When mine wasn't as bad but used mobility scooter for distance had once gone down to sainsburys on edge of town on scooter, after managing to walk Inca first with stick so had enough battery to get there and back.

In supermarket one of the shelf stackers said 'those scooters are only meant for people that are old or disabled!' I'm guessing as I look young she didn't feel I looked old enough to be on one, certainly I wasn't expecting to be needing one by age 33! I guess with my hearing aids covered with long hair too she didn't see me as a disabled person which I guess was a compliment! I wondered if she thought it was one of the stores scooters.

My speech was better then so I told her actually it was my own scooter and I used it cos I couldn't balance properly and walk very far.

On the other hand in the last few years when I have been more obviously disabled and for some reason people assume I have CP, I had one old woman park herself next to me whilst I was waiting in chair outside shop for my friend and told me she had a grandchild (cant remember whether she said son or daughter now) that was 'spastic' like me!

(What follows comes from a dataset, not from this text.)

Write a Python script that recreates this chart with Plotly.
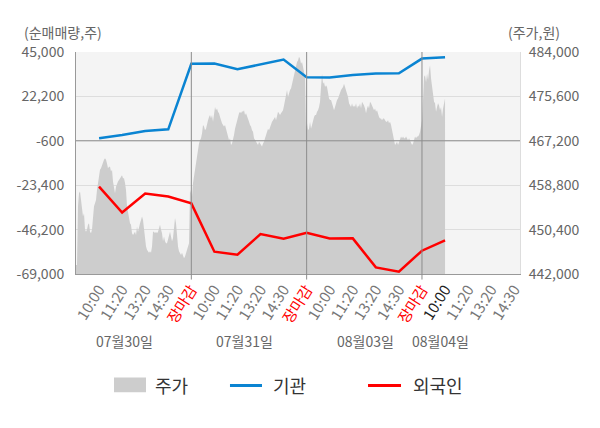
import numpy as np
import plotly.graph_objects as go

FONT = "Noto Sans CJK KR"

# x축: 하루 = 5칸 (10:00, 11:20, 13:20, 14:30, 장마감)
days = ["07월30일", "07월31일", "08월03일", "08월04일"]
tick_times = ["10:00", "11:20", "13:20", "14:30", "장마감"]

# 투자자별 누적 순매매량 (주), 1칸 간격
inst = [700, 2350, 4400, 5270, 38960, 39060, 36140, 38700, 41110,
        32050, 31900, 33220, 33940, 34100, 41620, 42290]
foreign = [-24120, -37430, -27700, -29240, -32720, -57550, -59090, -48490,
           -50900, -47830, -50740, -50700, -65590, -67790, -57040, -51770]

# 주가 (원), 장중 흐름
price = [
    # 07/30
    443700, 443700, 454800, 457300, 457600, 456000, 454800, 452900, 453500, 450400,
    450000, 450400, 451300, 451600, 450000, 449700, 450400, 452900, 454800, 455400,
    456000, 457900, 459200, 460400, 461700, 462000, 462600, 463200, 463600, 463900,
    463600, 462900, 462000, 462300, 462300, 461400, 461700, 459500, 457900, 457300,
    458500, 459200, 459500, 459800, 460100, 460400, 460700, 460100, 460100, 459200,
    457900, 454800, 453500, 452900, 451600, 451300, 449700, 449400, 449700, 450000,
    449400, 451000, 450000, 451000, 451600, 452200, 452900, 452200, 450400, 449100,
    447200, 446600, 446300, 446000, 446300, 446000, 447200, 450000, 450000, 449700,
    450000, 449700, 450000, 451000, 451300, 450400, 449700, 448200, 449100, 448200,
    447800, 447800, 448500, 449100, 450000, 449100, 448200, 448800, 451000, 452600,
    451600, 449100, 447200, 446300, 446000, 445600, 446000, 445600, 445000, 445300,
    446000, 446600, 447500, 447800,
    # 07/31
    457900, 457300, 456600, 459200, 460400, 462300, 463600, 464800, 465500, 466700,
    467300, 467700, 468600, 470200, 469900, 469200, 469500, 470500, 471100, 471700,
    472100, 471400, 472100, 470800, 472700, 473600, 473000, 473300, 472700, 472400,
    471700, 470800, 470500, 470200, 469900, 470200, 469500, 468900, 468300, 467300,
    467700, 466400, 466700, 467300, 468300, 469500, 470200, 471400, 472100, 472400,
    472700, 472400, 472800, 472700, 473000, 472100, 472400, 471700, 471100, 470800,
    470200, 469900, 469200, 468900, 467700, 467300, 467000, 466700, 466400, 467000,
    466700, 466400, 466100, 466700, 467000, 467700, 468300, 468900, 469500, 469200,
    469900, 470500, 470800, 471100, 471400, 471700, 471100, 471700, 472700, 472400,
    472100, 472400, 472700, 473000, 473900, 474900, 475200, 476800, 475500, 476500,
    476800, 477100, 478000, 478700, 479300, 480500, 481500, 482100, 482400, 483100,
    482700, 481800, 482100, 480900, 479900, 479300,
    # 08/03
    469500, 470500, 469200, 469500, 470800, 469500, 470200, 471400, 471700, 472100,
    472100, 472700, 473000, 473600, 474600, 477400, 479900, 478000, 478300, 477400,
    477700, 477400, 476100, 475200, 474900, 474900, 474300, 473300, 473000, 473600,
    474600, 474900, 475200, 475800, 476100, 476800, 477100, 477400, 478000, 477400,
    477100, 476500, 475500, 474300, 473900, 473600, 474300, 473600, 473900, 473600,
    474300, 473300, 473900, 473600, 474300, 473300, 474600, 474300, 473900, 473300,
    472400, 473300, 473900, 473300, 474600, 474300, 473900, 473300, 473000, 473300,
    472700, 473000, 472100, 471700, 471400, 471400, 471100, 471400, 471400, 471100,
    470800, 470800, 471100, 470500, 470800, 470200, 469200, 468300, 467300, 466400,
    466700, 467000, 466400, 467000, 467700, 468000, 467700, 468000, 467700, 467700,
    468000, 467700, 467300, 467700, 467300, 466700, 466400, 466700, 467300, 468000,
    467700, 468000, 468000, 468300, 468900, 470200, 471100,
    # 08/04
    474900, 479300, 479600, 478300, 479900, 478700, 480500, 481500, 479000, 477700,
    475500, 474600, 474300, 472700, 473600, 474300, 473900, 473000, 473600, 471700,
    473300, 474600, 475200,
]

left_ticks = [45000, 22200, -600, -23400, -46200, -69000]
right_ticks = [484000, 475600, 467200, 458800, 450400, 442000]

slots_per_day = len(tick_times)
line_x = np.arange(1, len(inst) + 1)
price_x = np.arange(len(price)) * (16 / (len(price) - 1))

tickvals, ticktext = [], []
for d in range(len(days)):
    for k, t in enumerate(tick_times):
        pos = d * slots_per_day + k + 1
        if pos > 19:
            continue
        if t == "장마감":
            txt = '<span style="color:#ff0000">장마감</span>'
        elif pos == len(inst):
            txt = '<span style="color:#222222">%s</span>' % t
        else:
            txt = t
        tickvals.append(pos)
        ticktext.append(txt)

fig = go.Figure()
# 주가 영역은 기본 y축(오른쪽), 순매매 선은 겹친 y2축(왼쪽) -> 선이 위에 그려짐
fig.add_trace(go.Scatter(
    x=price_x, y=price, name="주가", yaxis="y",
    mode="lines", fill="tozeroy", line=dict(width=0, color="#cdcdcd"),
    fillcolor="#cdcdcd", hoverinfo="skip", showlegend=False
))
fig.add_trace(go.Scatter(
    x=line_x, y=inst, name="기관", mode="lines", yaxis="y2",
    line=dict(width=2.5, color="#0a84d2"), showlegend=False
))
fig.add_trace(go.Scatter(
    x=line_x, y=foreign, name="외국인", mode="lines", yaxis="y2",
    line=dict(width=2.5, color="#ff0000"), showlegend=False
))

# 날짜 구분선
for d in range(1, len(days)):
    fig.add_shape(type="line", xref="x", yref="paper",
                  x0=d * slots_per_day, x1=d * slots_per_day, y0=-0.025, y1=1,
                  line=dict(color="#8c8c8c", width=1), layer="above")
fig.add_shape(type="line", xref="paper", yref="y2", x0=0, x1=1, y0=-600, y1=-600,
              line=dict(color="#8c8c8c", width=1), layer="above")

day_pos = [2.1, 7.3, 12.55, 15.8]
for d, p in zip(days, day_pos):
    fig.add_annotation(x=p, y=-0.358, xref="x", yref="paper", text=d,
                       showarrow=False, font=dict(size=14, color="#666666"))

fig.add_annotation(x=-0.122, y=1.09, xref="paper", yref="paper", text="(순매매량,주)",
                   showarrow=False, xanchor="left", yanchor="middle",
                   font=dict(size=14, color="#666666"))
fig.add_annotation(x=1.095, y=1.09, xref="paper", yref="paper", text="(주가,원)",
                   showarrow=False, xanchor="right", yanchor="middle",
                   font=dict(size=14, color="#666666"))

# 범례
fig.add_shape(type="rect", xref="paper", yref="paper", x0=0.0856, x1=0.1577,
              y0=-0.533, y1=-0.466, fillcolor="#cdcdcd", line=dict(width=0))
fig.add_shape(type="line", xref="paper", yref="paper", x0=0.3468, x1=0.4189,
              y0=-0.502, y1=-0.502, line=dict(color="#0a84d2", width=3))
fig.add_shape(type="line", xref="paper", yref="paper", x0=0.6577, x1=0.732,
              y0=-0.502, y1=-0.502, line=dict(color="#ff0000", width=3))
for name, lx in [("주가", 0.1734), ("기관", 0.439), ("외국인", 0.7545)]:
    fig.add_annotation(x=lx, y=-0.50, xref="paper", yref="paper", text=name,
                       showarrow=False, xanchor="left", yanchor="middle",
                       font=dict(size=18, color="#333333"))

fig.update_layout(
    width=600, height=428,
    margin=dict(l=76, r=80, t=52, b=154),
    paper_bgcolor="white", plot_bgcolor="#f4f4f4",
    font=dict(family=FONT, color="#666666", size=14),
    showlegend=False,
    xaxis=dict(range=[0, 19.25], tickvals=tickvals, ticktext=ticktext, tickangle=-58,
               showgrid=False, zeroline=False, showline=True, linecolor="#999999",
               tickfont=dict(size=15, color="#777777"), ticks="", automargin=False),
    yaxis=dict(range=[442000, 484000], tickvals=right_ticks,
               ticktext=[f"{v:,}" for v in right_ticks],
               side="right", showgrid=True, gridcolor="#dddddd",
               zeroline=False, showline=True, linecolor="#dddddd", ticks="",
               ticklabelstandoff=5, automargin=False),
    yaxis2=dict(range=[-69000, 45000], tickvals=left_ticks,
                ticktext=[f"{v:,}" for v in left_ticks],
                overlaying="y", side="left", showgrid=True, gridcolor="#dddddd",
                zeroline=False, showline=True, linecolor="#999999", ticks="",
                ticklabelstandoff=8, automargin=False),
)

# 페이지 기본 여백 제거
fig.write_html("out.html", config={"displayModeBar": False},
               post_script="document.body.style.margin='0px';")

I tried to say 'I'm not spastic' the woman looked intently like she was trying to work out what I was saying, I was gonna try again when my friend arrived, I sighed relief, then signed to my friend who had just arrived 'tell her I don't have CP', my friend told her... 'oooh' the woman said, went red and then shuffled off.... we just looked at each other and laughed! we put it down to fact that I was tired and by that time my arms and legs were getting really twitchy after been sat in chair all day (it was last shop before we were going home). But a few others since have made the same assumption so I can only guess that thats the only condition they know of that causes shaky movements in 'young' people.

I could also write a book, about my experiences of been deaf since 16 then the last 8 years with ataxia. My in-laws are forever saying 'she's deaf' to people that walk up behind me or start talking as they turning away to put money in till etc.

I used to have a badge at college on back of my rucksack which said 'I'm not deaf, I'm ignoring you' as a joke and gentle reminder to the other students after one had been running after me through entire length of shopping centre to catch up and say hello, thought she was having an asthma attack by time she caught up with me!! I suggested maybe easier to wait until we got to class to say hello if I hadn't seen her wave and I wouldn't be offended.. lol!